October 9, 2013

UIndy Launches Online Mayoral Archives

UIndy Launches Online Mayoral Archives

The history of Indianapolis is being organized at a one-stop-shop on the Web.

The University of Indianapolis is digitizing and creating an online interface for its Mayoral Archive.

"All this didn't happen in a day.  It took the Pan Am Games, the International Sports Festival, the NCAA Final Four, a lot of things all built up incrementally over time," said former Mayor Bill Hudnut.  "The archives can show how that part of our history progressed from 1968 on to 2013."

The archives include 700 file boxes in storage containing documents, images, recordings and physical artifacts from the Richard Lugar, Hudnut and Stephen Goldsmith administrations.

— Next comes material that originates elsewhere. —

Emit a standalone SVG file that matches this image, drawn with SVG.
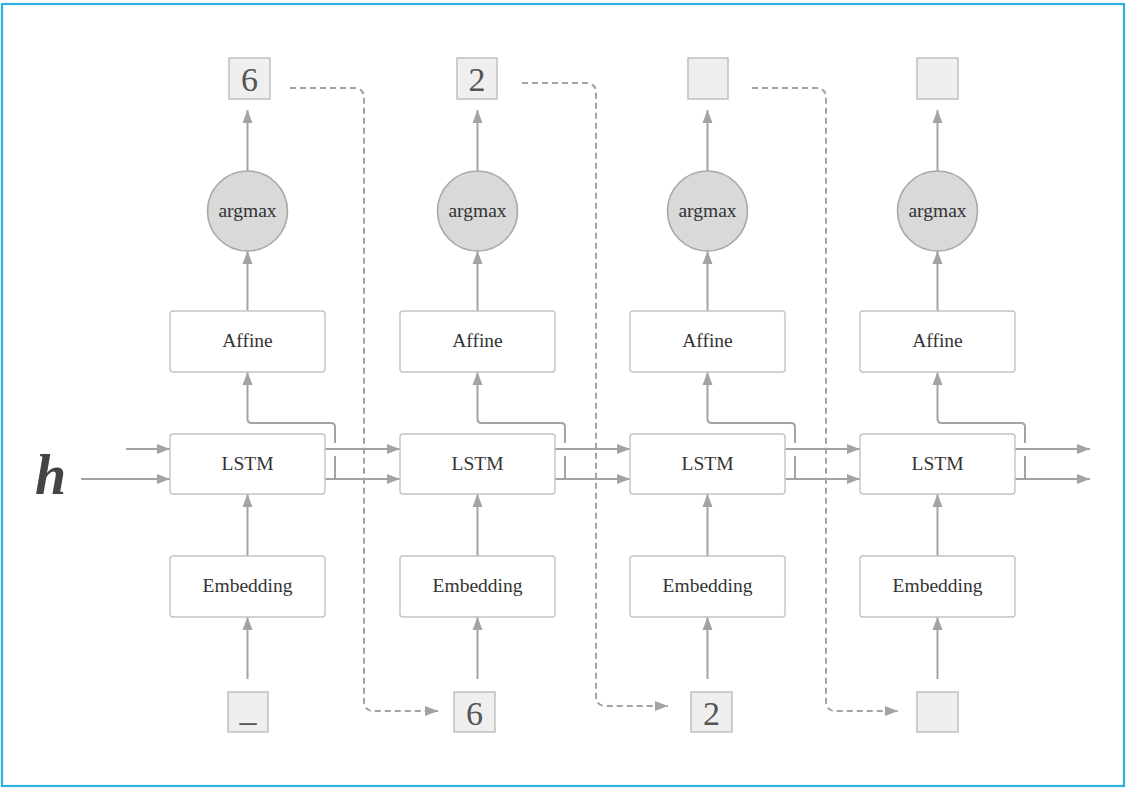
<svg xmlns="http://www.w3.org/2000/svg" width="1130" height="789" viewBox="0 0 1130 789">
  <defs>
    <marker id="arr" markerUnits="userSpaceOnUse" markerWidth="14" markerHeight="12" viewBox="0 0 14 12" refX="13" refY="6" orient="auto">
      <path d="M0,1 L13,6 L0,11 Z" fill="#a3a3a3"/>
    </marker>
    <marker id="arrd" markerUnits="userSpaceOnUse" markerWidth="14" markerHeight="12" viewBox="0 0 14 12" refX="13" refY="6" orient="auto">
      <path d="M0,1 L13,6 L0,11 Z" fill="#a3a3a3"/>
    </marker>
  </defs>
  <style>
    .frame { fill: #ffffff; stroke: #2ab3df; stroke-width: 2.2; }
    .layer { fill: #ffffff; stroke: #c4c4c4; stroke-width: 1.4; }
    .op { fill: #d9d9d9; stroke: #a8a8a8; stroke-width: 1.6; }
    .tok { fill: #efefef; stroke: #bcbcbc; stroke-width: 1.4; }
    .lbl { font-family: "Liberation Serif", "DejaVu Serif", serif; font-size: 19.5px; fill: #333; text-anchor: middle; }
    .digit { font-family: "Liberation Serif", "DejaVu Serif", serif; font-size: 34px; fill: #555; text-anchor: middle; }
    .var { font-family: "Liberation Serif", "DejaVu Serif", serif; font-size: 56px; font-weight: bold; font-style: italic; fill: #444; }
    .wire { fill: none; stroke: #a3a3a3; stroke-width: 2; marker-end: url(#arr); }
    .feed { fill: none; stroke: #a3a3a3; stroke-width: 2; stroke-dasharray: 6 4; marker-end: url(#arrd); }
  </style>

  <rect class="frame" x="2" y="4" width="1122" height="782"/>

  <!-- initial hidden state -->
  <text class="var" x="35" y="494">h</text>

  <!-- connectors -->
  <g id="connectors">
    <!-- incoming state lines -->
    <line class="wire" x1="126" y1="449" x2="170" y2="449"/>
    <line class="wire" x1="81" y1="479" x2="170" y2="479"/>

    <!-- step 1 -->
    <line class="wire" x1="247.5" y1="679" x2="247.5" y2="617"/>
    <line class="wire" x1="247.5" y1="556" x2="247.5" y2="494"/>
    <path class="wire" d="M335,479 V456 M335,443 V427 Q335,423 331,423 H251.5 Q247.5,423 247.5,419 V372"/>
    <line class="wire" x1="247.5" y1="311" x2="247.5" y2="251"/>
    <line class="wire" x1="247.5" y1="171" x2="247.5" y2="110"/>
    <line class="wire" x1="324" y1="449" x2="400" y2="449"/>
    <line class="wire" x1="324" y1="479" x2="400" y2="479"/>

    <!-- step 2 -->
    <line class="wire" x1="477.5" y1="679" x2="477.5" y2="617"/>
    <line class="wire" x1="477.5" y1="556" x2="477.5" y2="494"/>
    <path class="wire" d="M565,479 V456 M565,443 V427 Q565,423 561,423 H481.5 Q477.5,423 477.5,419 V372"/>
    <line class="wire" x1="477.5" y1="311" x2="477.5" y2="251"/>
    <line class="wire" x1="477.5" y1="171" x2="477.5" y2="110"/>
    <line class="wire" x1="555" y1="449" x2="630" y2="449"/>
    <line class="wire" x1="555" y1="479" x2="630" y2="479"/>

    <!-- step 3 -->
    <line class="wire" x1="707.5" y1="679" x2="707.5" y2="617"/>
    <line class="wire" x1="707.5" y1="556" x2="707.5" y2="494"/>
    <path class="wire" d="M795,479 V456 M795,443 V427 Q795,423 791,423 H711.5 Q707.5,423 707.5,419 V372"/>
    <line class="wire" x1="707.5" y1="311" x2="707.5" y2="251"/>
    <line class="wire" x1="707.5" y1="171" x2="707.5" y2="110"/>
    <line class="wire" x1="785" y1="449" x2="860" y2="449"/>
    <line class="wire" x1="785" y1="479" x2="860" y2="479"/>

    <!-- step 4 -->
    <line class="wire" x1="937.5" y1="679" x2="937.5" y2="617"/>
    <line class="wire" x1="937.5" y1="556" x2="937.5" y2="494"/>
    <path class="wire" d="M1025,479 V456 M1025,443 V427 Q1025,423 1021,423 H941.5 Q937.5,423 937.5,419 V372"/>
    <line class="wire" x1="937.5" y1="311" x2="937.5" y2="251"/>
    <line class="wire" x1="937.5" y1="171" x2="937.5" y2="110"/>
    <line class="wire" x1="1015" y1="449" x2="1090" y2="449"/>
    <line class="wire" x1="1015" y1="479" x2="1090" y2="479"/>

    <!-- sampled token fed back as next input -->
    <path class="feed" d="M290,88 H354 Q364,88 364,98 V701 Q364,711 374,711 H438"/>
    <path class="feed" d="M522,83 H586 Q596,83 596,93 V696 Q596,706 606,706 H668"/>
    <path class="feed" d="M752,88 H816 Q826,88 826,98 V701 Q826,711 836,711 H898"/>
  </g>

  <!-- step 1 nodes -->
  <g id="emb1"><rect class="layer" x="170" y="556" width="155" height="61" rx="3"/><text class="lbl" x="247.5" y="592">Embedding</text></g>
  <g id="lstm1"><rect class="layer" x="170" y="434" width="155" height="60" rx="3"/><text class="lbl" x="247.5" y="470">LSTM</text></g>
  <g id="affine1"><rect class="layer" x="170" y="311" width="155" height="61" rx="3"/><text class="lbl" x="247.5" y="347">Affine</text></g>
  <g id="argmax1"><circle class="op" cx="247.5" cy="211" r="40"/><text class="lbl" x="247.5" y="217">argmax</text></g>
  <g id="out1"><rect class="tok" x="229" y="58" width="41" height="41"/><text class="digit" x="249.5" y="91">6</text></g>
  <g id="in1"><rect class="tok" x="228" y="692" width="40" height="40"/><text class="digit" x="248" y="721">_</text></g>

  <!-- step 2 nodes -->
  <g id="emb2"><rect class="layer" x="400" y="556" width="155" height="61" rx="3"/><text class="lbl" x="477.5" y="592">Embedding</text></g>
  <g id="lstm2"><rect class="layer" x="400" y="434" width="155" height="60" rx="3"/><text class="lbl" x="477.5" y="470">LSTM</text></g>
  <g id="affine2"><rect class="layer" x="400" y="311" width="155" height="61" rx="3"/><text class="lbl" x="477.5" y="347">Affine</text></g>
  <g id="argmax2"><circle class="op" cx="477.5" cy="211" r="40"/><text class="lbl" x="477.5" y="217">argmax</text></g>
  <g id="out2"><rect class="tok" x="457" y="58" width="40" height="41"/><text class="digit" x="477" y="91">2</text></g>
  <g id="in2"><rect class="tok" x="454" y="692" width="41" height="40"/><text class="digit" x="474.5" y="725">6</text></g>

  <!-- step 3 nodes -->
  <g id="emb3"><rect class="layer" x="630" y="556" width="155" height="61" rx="3"/><text class="lbl" x="707.5" y="592">Embedding</text></g>
  <g id="lstm3"><rect class="layer" x="630" y="434" width="155" height="60" rx="3"/><text class="lbl" x="707.5" y="470">LSTM</text></g>
  <g id="affine3"><rect class="layer" x="630" y="311" width="155" height="61" rx="3"/><text class="lbl" x="707.5" y="347">Affine</text></g>
  <g id="argmax3"><circle class="op" cx="707.5" cy="211" r="40"/><text class="lbl" x="707.5" y="217">argmax</text></g>
  <g id="out3"><rect class="tok" x="688" y="58" width="40" height="41"/></g>
  <g id="in3"><rect class="tok" x="691" y="692" width="41" height="40"/><text class="digit" x="711.5" y="725">2</text></g>

  <!-- step 4 nodes -->
  <g id="emb4"><rect class="layer" x="860" y="556" width="155" height="61" rx="3"/><text class="lbl" x="937.5" y="592">Embedding</text></g>
  <g id="lstm4"><rect class="layer" x="860" y="434" width="155" height="60" rx="3"/><text class="lbl" x="937.5" y="470">LSTM</text></g>
  <g id="affine4"><rect class="layer" x="860" y="311" width="155" height="61" rx="3"/><text class="lbl" x="937.5" y="347">Affine</text></g>
  <g id="argmax4"><circle class="op" cx="937.5" cy="211" r="40"/><text class="lbl" x="937.5" y="217">argmax</text></g>
  <g id="out4"><rect class="tok" x="917" y="58" width="41" height="41"/></g>
  <g id="in4"><rect class="tok" x="917" y="692" width="41" height="40"/></g>
</svg>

One piece is an announcement sent in 1971 by then-Mayor Lugar on creating Market Square Arena.

"It was an opportunity to highlight what was to become an enormously important trend in our city, naming a sports capital of America and the world," Lugar said.  "We certainly always had had a great interest in sports, but now we were really in it for a takeoff that was very, very substantial and this caught the attention of the rest of nation."

"I am so grateful that the archives at UIndy will contain not only this letter, but likewise, a very large number of documents, letters, speeches, all the things that were a part of the eight years I had the privilege of serving as the Mayor of Indianapolis," he said.

The first portion of Mayoral Archives to be digitized is 600 items from Hudnut and Lugar on how the Colts moved from Baltimore to Indianapolis.  It is available online, now.

"For anybody in this room who is an undergraduate, the Colts have always been in Indianapolis," said Mayoral Archives Director, Ted Frantz. "So, the story of the Colts coming to Indianapolis is not one that many of them would think to ask.  So, we look forward to those opportunities."

UIndy hired Maine-based HistoryIT to digitize the archives. 

The process was funded primarily by a $2 million grant from Lilly Endowment Inc.  The southside university established a second Digital Innovation Lab to execute the project and serve as a Midwestern hub for product and client development.   The goal is to digitize the entire archive within the next year.

HistoryIT created 20 new jobs for the project, including 15 for students.

"We expect to grow this exponentially as we continue our work and put the 1.5 million pieces online.  This will become an opportunity for digital researchers at one level, it'll be an opportunity for historical researchers at another, it'll become an opportunity for our students," said UIndy President Robert Manuel.  "This is an exceptional example of collaborating, extending capabilities, and taking what we learn in the classroom and making it relevant to the real world."